» SET EXERCISE: Reproduce, character for character, the lines below from the first through the one with "import matplotlib.ticker as mticker". Leave pictures out.

Begin

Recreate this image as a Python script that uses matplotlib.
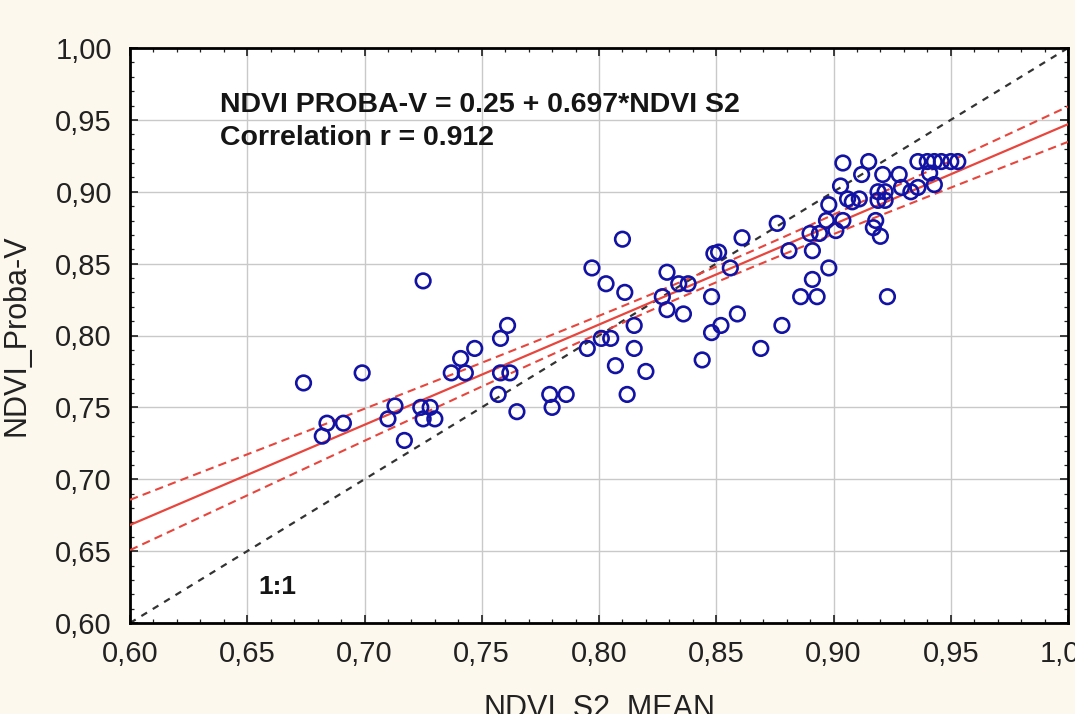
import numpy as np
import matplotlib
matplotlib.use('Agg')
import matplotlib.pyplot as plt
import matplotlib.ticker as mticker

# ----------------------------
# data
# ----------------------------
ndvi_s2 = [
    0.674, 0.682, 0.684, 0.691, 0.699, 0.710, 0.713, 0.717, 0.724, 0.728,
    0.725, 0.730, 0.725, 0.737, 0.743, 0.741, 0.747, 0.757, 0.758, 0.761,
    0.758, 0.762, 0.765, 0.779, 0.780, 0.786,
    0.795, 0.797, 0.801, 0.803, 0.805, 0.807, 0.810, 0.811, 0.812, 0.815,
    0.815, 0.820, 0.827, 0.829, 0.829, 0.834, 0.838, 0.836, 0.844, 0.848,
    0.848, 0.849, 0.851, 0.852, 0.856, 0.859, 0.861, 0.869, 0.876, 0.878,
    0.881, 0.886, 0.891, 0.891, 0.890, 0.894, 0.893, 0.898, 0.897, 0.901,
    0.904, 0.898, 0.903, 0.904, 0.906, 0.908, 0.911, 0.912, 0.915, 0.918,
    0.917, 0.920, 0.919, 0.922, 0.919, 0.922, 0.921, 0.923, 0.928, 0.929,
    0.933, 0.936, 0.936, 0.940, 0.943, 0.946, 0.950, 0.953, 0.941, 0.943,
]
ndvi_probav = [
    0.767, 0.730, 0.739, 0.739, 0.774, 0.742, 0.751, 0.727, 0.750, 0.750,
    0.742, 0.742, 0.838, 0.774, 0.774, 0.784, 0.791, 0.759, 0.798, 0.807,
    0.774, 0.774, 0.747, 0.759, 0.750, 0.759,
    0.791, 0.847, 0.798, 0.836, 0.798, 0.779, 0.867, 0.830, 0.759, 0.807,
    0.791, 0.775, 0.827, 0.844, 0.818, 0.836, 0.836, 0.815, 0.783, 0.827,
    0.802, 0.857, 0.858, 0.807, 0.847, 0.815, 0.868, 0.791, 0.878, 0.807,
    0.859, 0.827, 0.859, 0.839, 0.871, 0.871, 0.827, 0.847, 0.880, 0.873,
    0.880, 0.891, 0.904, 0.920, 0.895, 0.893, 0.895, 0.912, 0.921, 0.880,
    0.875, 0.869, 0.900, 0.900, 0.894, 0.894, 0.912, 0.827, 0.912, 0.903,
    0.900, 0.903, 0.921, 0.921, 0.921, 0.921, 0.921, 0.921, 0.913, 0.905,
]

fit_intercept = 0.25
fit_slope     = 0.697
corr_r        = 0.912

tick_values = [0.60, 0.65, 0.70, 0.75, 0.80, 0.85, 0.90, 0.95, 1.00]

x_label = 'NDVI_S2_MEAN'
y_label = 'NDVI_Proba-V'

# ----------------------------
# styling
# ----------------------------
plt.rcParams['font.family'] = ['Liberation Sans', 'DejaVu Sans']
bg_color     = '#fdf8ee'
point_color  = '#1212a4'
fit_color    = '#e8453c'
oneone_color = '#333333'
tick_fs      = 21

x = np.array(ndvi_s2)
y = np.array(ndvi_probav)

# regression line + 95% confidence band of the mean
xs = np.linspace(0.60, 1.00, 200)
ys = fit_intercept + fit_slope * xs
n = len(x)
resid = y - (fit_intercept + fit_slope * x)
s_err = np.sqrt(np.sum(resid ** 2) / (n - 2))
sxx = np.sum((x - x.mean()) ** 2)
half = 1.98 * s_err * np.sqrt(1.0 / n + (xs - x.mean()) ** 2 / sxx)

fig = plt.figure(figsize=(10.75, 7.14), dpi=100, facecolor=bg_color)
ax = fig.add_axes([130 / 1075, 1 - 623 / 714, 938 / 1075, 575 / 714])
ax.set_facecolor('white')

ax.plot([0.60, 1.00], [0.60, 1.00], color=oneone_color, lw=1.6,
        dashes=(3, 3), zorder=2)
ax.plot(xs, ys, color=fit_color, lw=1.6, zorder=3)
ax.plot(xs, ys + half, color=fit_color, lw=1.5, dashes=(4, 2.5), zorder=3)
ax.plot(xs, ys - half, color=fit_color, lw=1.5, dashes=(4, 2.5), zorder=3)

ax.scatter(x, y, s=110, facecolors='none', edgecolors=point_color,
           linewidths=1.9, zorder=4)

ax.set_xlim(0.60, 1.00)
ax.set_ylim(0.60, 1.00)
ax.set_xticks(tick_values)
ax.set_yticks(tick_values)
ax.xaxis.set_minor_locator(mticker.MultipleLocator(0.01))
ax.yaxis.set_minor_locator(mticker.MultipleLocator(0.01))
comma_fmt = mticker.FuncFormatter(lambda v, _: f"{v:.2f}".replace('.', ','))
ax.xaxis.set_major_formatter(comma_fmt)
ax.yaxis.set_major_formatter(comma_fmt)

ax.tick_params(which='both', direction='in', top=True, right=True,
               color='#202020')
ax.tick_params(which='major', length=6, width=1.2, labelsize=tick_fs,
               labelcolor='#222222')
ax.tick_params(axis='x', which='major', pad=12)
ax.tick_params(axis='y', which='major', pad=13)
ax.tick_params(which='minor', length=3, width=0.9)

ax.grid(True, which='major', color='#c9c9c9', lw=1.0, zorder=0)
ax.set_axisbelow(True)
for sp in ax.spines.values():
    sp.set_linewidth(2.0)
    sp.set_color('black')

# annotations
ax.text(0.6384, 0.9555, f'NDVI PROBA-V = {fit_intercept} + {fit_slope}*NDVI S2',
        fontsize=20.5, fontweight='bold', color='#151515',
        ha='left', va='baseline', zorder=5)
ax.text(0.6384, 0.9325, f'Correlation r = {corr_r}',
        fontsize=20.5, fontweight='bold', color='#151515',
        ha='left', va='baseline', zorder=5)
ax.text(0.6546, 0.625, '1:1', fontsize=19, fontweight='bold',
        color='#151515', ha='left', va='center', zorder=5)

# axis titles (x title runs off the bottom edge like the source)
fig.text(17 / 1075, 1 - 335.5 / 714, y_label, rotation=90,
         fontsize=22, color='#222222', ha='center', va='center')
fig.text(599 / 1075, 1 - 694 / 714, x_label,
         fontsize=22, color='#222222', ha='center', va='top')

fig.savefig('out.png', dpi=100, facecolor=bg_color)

End

» WRITTEN SOLUTION:
Recreate this image as a Python script that uses matplotlib.
import numpy as np
import matplotlib
matplotlib.use('Agg')
import matplotlib.pyplot as plt
import matplotlib.ticker as mticker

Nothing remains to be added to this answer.